▸ **Records to process**
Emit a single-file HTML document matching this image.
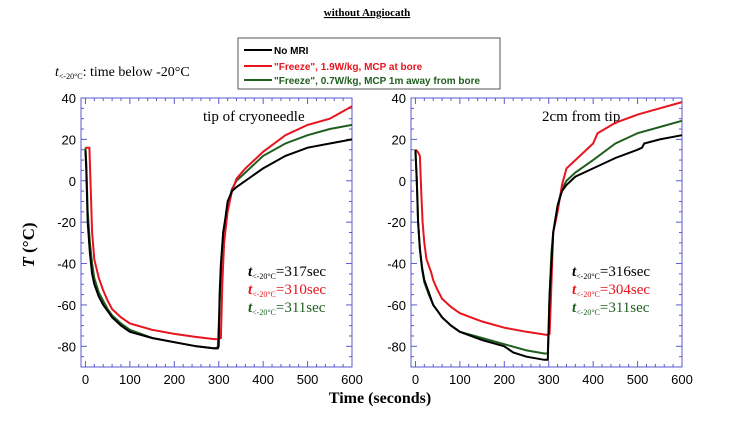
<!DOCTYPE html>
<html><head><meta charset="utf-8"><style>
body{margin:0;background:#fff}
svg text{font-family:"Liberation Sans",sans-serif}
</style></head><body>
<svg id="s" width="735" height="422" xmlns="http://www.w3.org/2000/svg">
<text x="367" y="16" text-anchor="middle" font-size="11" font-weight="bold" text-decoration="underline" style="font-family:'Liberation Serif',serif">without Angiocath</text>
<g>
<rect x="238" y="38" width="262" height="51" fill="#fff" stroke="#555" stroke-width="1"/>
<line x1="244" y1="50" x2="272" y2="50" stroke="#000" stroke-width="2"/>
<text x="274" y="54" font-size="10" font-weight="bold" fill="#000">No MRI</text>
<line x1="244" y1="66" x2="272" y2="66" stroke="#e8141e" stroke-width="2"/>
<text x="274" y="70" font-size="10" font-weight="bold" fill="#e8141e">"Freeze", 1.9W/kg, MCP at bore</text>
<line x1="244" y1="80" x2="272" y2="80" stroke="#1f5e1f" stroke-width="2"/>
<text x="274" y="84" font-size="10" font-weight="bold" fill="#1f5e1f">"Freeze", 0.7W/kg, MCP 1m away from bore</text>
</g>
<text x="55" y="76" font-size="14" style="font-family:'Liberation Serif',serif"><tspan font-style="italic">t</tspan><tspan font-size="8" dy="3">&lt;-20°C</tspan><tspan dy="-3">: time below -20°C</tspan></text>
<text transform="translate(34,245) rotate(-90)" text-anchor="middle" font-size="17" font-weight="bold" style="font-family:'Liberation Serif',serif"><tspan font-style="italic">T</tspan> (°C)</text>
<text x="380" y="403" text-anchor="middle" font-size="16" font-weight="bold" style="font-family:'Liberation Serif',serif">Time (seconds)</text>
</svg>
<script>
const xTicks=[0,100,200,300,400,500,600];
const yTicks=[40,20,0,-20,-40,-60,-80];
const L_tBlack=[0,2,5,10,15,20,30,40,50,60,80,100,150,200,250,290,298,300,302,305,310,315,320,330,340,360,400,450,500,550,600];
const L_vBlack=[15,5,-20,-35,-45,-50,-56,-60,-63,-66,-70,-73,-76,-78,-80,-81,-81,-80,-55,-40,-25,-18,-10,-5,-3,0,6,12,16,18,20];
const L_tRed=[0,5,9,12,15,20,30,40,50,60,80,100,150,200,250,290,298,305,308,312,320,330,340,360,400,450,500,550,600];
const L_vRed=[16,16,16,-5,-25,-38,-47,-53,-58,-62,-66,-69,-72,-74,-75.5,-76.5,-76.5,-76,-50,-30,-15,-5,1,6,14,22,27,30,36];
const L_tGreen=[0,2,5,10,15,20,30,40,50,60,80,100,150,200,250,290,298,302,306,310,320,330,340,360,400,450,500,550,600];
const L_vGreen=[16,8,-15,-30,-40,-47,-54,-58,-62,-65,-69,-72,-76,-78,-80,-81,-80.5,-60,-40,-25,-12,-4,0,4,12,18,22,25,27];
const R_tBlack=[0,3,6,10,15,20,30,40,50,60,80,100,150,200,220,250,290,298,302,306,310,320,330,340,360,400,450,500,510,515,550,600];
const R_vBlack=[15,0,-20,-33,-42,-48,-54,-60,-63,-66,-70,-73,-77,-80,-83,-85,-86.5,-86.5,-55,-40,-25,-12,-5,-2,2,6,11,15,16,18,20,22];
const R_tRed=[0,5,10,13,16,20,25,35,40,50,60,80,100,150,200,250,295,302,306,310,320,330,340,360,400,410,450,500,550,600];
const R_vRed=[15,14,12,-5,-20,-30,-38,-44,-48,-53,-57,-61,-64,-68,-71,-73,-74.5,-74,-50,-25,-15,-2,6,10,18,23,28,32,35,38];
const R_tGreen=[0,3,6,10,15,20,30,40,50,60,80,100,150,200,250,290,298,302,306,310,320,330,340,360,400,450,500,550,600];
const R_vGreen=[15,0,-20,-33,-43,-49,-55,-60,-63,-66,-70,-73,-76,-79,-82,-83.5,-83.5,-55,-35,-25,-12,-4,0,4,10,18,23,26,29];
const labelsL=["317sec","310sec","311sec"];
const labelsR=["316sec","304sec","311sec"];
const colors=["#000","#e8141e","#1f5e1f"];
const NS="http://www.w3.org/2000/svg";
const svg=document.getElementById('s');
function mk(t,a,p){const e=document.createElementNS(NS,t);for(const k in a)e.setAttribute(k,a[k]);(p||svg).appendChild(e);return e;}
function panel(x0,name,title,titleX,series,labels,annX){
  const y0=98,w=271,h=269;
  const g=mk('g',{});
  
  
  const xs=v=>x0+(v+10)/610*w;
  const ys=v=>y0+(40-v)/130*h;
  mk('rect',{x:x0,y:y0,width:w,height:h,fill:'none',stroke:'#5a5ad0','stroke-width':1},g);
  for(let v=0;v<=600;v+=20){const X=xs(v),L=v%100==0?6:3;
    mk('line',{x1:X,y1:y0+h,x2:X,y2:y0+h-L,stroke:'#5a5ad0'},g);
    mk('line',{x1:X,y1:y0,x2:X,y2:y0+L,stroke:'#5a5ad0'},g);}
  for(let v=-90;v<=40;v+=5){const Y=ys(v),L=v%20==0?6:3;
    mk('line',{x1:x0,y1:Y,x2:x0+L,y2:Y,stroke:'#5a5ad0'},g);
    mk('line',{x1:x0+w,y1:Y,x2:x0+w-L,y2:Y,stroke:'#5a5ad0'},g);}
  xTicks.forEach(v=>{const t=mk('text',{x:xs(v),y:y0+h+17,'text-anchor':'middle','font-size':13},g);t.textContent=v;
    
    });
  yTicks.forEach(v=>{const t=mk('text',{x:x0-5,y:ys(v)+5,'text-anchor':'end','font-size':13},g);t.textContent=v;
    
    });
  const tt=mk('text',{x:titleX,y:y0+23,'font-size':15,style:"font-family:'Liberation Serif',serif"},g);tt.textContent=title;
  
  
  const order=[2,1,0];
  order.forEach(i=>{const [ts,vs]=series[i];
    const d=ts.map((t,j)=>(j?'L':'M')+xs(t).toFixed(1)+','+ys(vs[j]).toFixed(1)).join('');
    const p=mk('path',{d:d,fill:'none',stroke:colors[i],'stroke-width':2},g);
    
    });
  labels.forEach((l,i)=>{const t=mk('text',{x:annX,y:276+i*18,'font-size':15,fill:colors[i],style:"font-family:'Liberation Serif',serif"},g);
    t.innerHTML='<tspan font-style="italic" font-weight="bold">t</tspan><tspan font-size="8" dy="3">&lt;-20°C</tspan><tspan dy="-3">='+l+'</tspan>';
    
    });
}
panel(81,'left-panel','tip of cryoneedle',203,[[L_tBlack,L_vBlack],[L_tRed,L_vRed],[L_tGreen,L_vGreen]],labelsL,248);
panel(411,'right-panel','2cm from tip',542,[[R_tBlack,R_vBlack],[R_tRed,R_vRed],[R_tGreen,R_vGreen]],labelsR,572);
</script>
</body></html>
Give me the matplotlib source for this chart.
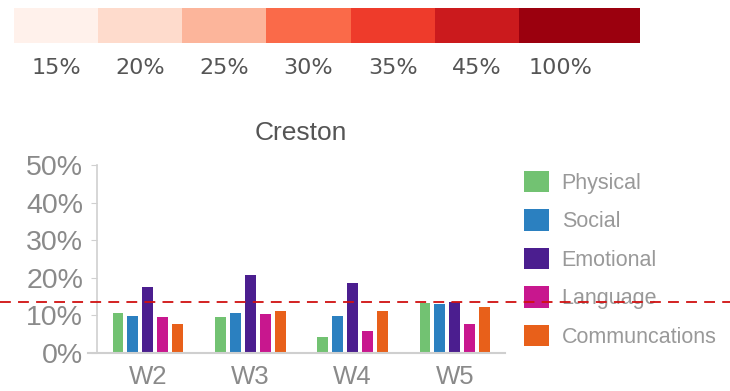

▸ **Task**
Repeat the data in full and exactly. Omit pictures.

▸ **Answer to this task**
Emit a single-file HTML document matching this image.
<!DOCTYPE html>
<html><head><meta charset="utf-8"><style>
body{margin:0;background:#fff}
svg text{font-family:"Liberation Sans",sans-serif}
</style></head><body>
<svg id="s" width="735" height="422" xmlns="http://www.w3.org/2000/svg">
<text x="367" y="16" text-anchor="middle" font-size="11" font-weight="bold" text-decoration="underline" style="font-family:'Liberation Serif',serif">without Angiocath</text>
<g>
<rect x="238" y="38" width="262" height="51" fill="#fff" stroke="#555" stroke-width="1"/>
<line x1="244" y1="50" x2="272" y2="50" stroke="#000" stroke-width="2"/>
<text x="274" y="54" font-size="10" font-weight="bold" fill="#000">No MRI</text>
<line x1="244" y1="66" x2="272" y2="66" stroke="#e8141e" stroke-width="2"/>
<text x="274" y="70" font-size="10" font-weight="bold" fill="#e8141e">"Freeze", 1.9W/kg, MCP at bore</text>
<line x1="244" y1="80" x2="272" y2="80" stroke="#1f5e1f" stroke-width="2"/>
<text x="274" y="84" font-size="10" font-weight="bold" fill="#1f5e1f">"Freeze", 0.7W/kg, MCP 1m away from bore</text>
</g>
<text x="55" y="76" font-size="14" style="font-family:'Liberation Serif',serif"><tspan font-style="italic">t</tspan><tspan font-size="8" dy="3">&lt;-20°C</tspan><tspan dy="-3">: time below -20°C</tspan></text>
<text transform="translate(34,245) rotate(-90)" text-anchor="middle" font-size="17" font-weight="bold" style="font-family:'Liberation Serif',serif"><tspan font-style="italic">T</tspan> (°C)</text>
<text x="380" y="403" text-anchor="middle" font-size="16" font-weight="bold" style="font-family:'Liberation Serif',serif">Time (seconds)</text>
</svg>
<script>
const xTicks=[0,100,200,300,400,500,600];
const yTicks=[40,20,0,-20,-40,-60,-80];
const L_tBlack=[0,2,5,10,15,20,30,40,50,60,80,100,150,200,250,290,298,300,302,305,310,315,320,330,340,360,400,450,500,550,600];
const L_vBlack=[15,5,-20,-35,-45,-50,-56,-60,-63,-66,-70,-73,-76,-78,-80,-81,-81,-80,-55,-40,-25,-18,-10,-5,-3,0,6,12,16,18,20];
const L_tRed=[0,5,9,12,15,20,30,40,50,60,80,100,150,200,250,290,298,305,308,312,320,330,340,360,400,450,500,550,600];
const L_vRed=[16,16,16,-5,-25,-38,-47,-53,-58,-62,-66,-69,-72,-74,-75.5,-76.5,-76.5,-76,-50,-30,-15,-5,1,6,14,22,27,30,36];
const L_tGreen=[0,2,5,10,15,20,30,40,50,60,80,100,150,200,250,290,298,302,306,310,320,330,340,360,400,450,500,550,600];
const L_vGreen=[16,8,-15,-30,-40,-47,-54,-58,-62,-65,-69,-72,-76,-78,-80,-81,-80.5,-60,-40,-25,-12,-4,0,4,12,18,22,25,27];
const R_tBlack=[0,3,6,10,15,20,30,40,50,60,80,100,150,200,220,250,290,298,302,306,310,320,330,340,360,400,450,500,510,515,550,600];
const R_vBlack=[15,0,-20,-33,-42,-48,-54,-60,-63,-66,-70,-73,-77,-80,-83,-85,-86.5,-86.5,-55,-40,-25,-12,-5,-2,2,6,11,15,16,18,20,22];
const R_tRed=[0,5,10,13,16,20,25,35,40,50,60,80,100,150,200,250,295,302,306,310,320,330,340,360,400,410,450,500,550,600];
const R_vRed=[15,14,12,-5,-20,-30,-38,-44,-48,-53,-57,-61,-64,-68,-71,-73,-74.5,-74,-50,-25,-15,-2,6,10,18,23,28,32,35,38];
const R_tGreen=[0,3,6,10,15,20,30,40,50,60,80,100,150,200,250,290,298,302,306,310,320,330,340,360,400,450,500,550,600];
const R_vGreen=[15,0,-20,-33,-43,-49,-55,-60,-63,-66,-70,-73,-76,-79,-82,-83.5,-83.5,-55,-35,-25,-12,-4,0,4,10,18,23,26,29];
const labelsL=["317sec","310sec","311sec"];
const labelsR=["316sec","304sec","311sec"];
const colors=["#000","#e8141e","#1f5e1f"];
const NS="http://www.w3.org/2000/svg";
const svg=document.getElementById('s');
function mk(t,a,p){const e=document.createElementNS(NS,t);for(const k in a)e.setAttribute(k,a[k]);(p||svg).appendChild(e);return e;}
function panel(x0,name,title,titleX,series,labels,annX){
  const y0=98,w=271,h=269;
  const g=mk('g',{});
  
  
  const xs=v=>x0+(v+10)/610*w;
  const ys=v=>y0+(40-v)/130*h;
  mk('rect',{x:x0,y:y0,width:w,height:h,fill:'none',stroke:'#5a5ad0','stroke-width':1},g);
  for(let v=0;v<=600;v+=20){const X=xs(v),L=v%100==0?6:3;
    mk('line',{x1:X,y1:y0+h,x2:X,y2:y0+h-L,stroke:'#5a5ad0'},g);
    mk('line',{x1:X,y1:y0,x2:X,y2:y0+L,stroke:'#5a5ad0'},g);}
  for(let v=-90;v<=40;v+=5){const Y=ys(v),L=v%20==0?6:3;
    mk('line',{x1:x0,y1:Y,x2:x0+L,y2:Y,stroke:'#5a5ad0'},g);
    mk('line',{x1:x0+w,y1:Y,x2:x0+w-L,y2:Y,stroke:'#5a5ad0'},g);}
  xTicks.forEach(v=>{const t=mk('text',{x:xs(v),y:y0+h+17,'text-anchor':'middle','font-size':13},g);t.textContent=v;
    
    });
  yTicks.forEach(v=>{const t=mk('text',{x:x0-5,y:ys(v)+5,'text-anchor':'end','font-size':13},g);t.textContent=v;
    
    });
  const tt=mk('text',{x:titleX,y:y0+23,'font-size':15,style:"font-family:'Liberation Serif',serif"},g);tt.textContent=title;
  
  
  const order=[2,1,0];
  order.forEach(i=>{const [ts,vs]=series[i];
    const d=ts.map((t,j)=>(j?'L':'M')+xs(t).toFixed(1)+','+ys(vs[j]).toFixed(1)).join('');
    const p=mk('path',{d:d,fill:'none',stroke:colors[i],'stroke-width':2},g);
    
    });
  labels.forEach((l,i)=>{const t=mk('text',{x:annX,y:276+i*18,'font-size':15,fill:colors[i],style:"font-family:'Liberation Serif',serif"},g);
    t.innerHTML='<tspan font-style="italic" font-weight="bold">t</tspan><tspan font-size="8" dy="3">&lt;-20°C</tspan><tspan dy="-3">='+l+'</tspan>';
    
    });
}
panel(81,'left-panel','tip of cryoneedle',203,[[L_tBlack,L_vBlack],[L_tRed,L_vRed],[L_tGreen,L_vGreen]],labelsL,248);
panel(411,'right-panel','2cm from tip',542,[[R_tBlack,R_vBlack],[R_tRed,R_vRed],[R_tGreen,R_vGreen]],labelsR,572);
</script>
</body></html>
Give me the matplotlib source for this chart.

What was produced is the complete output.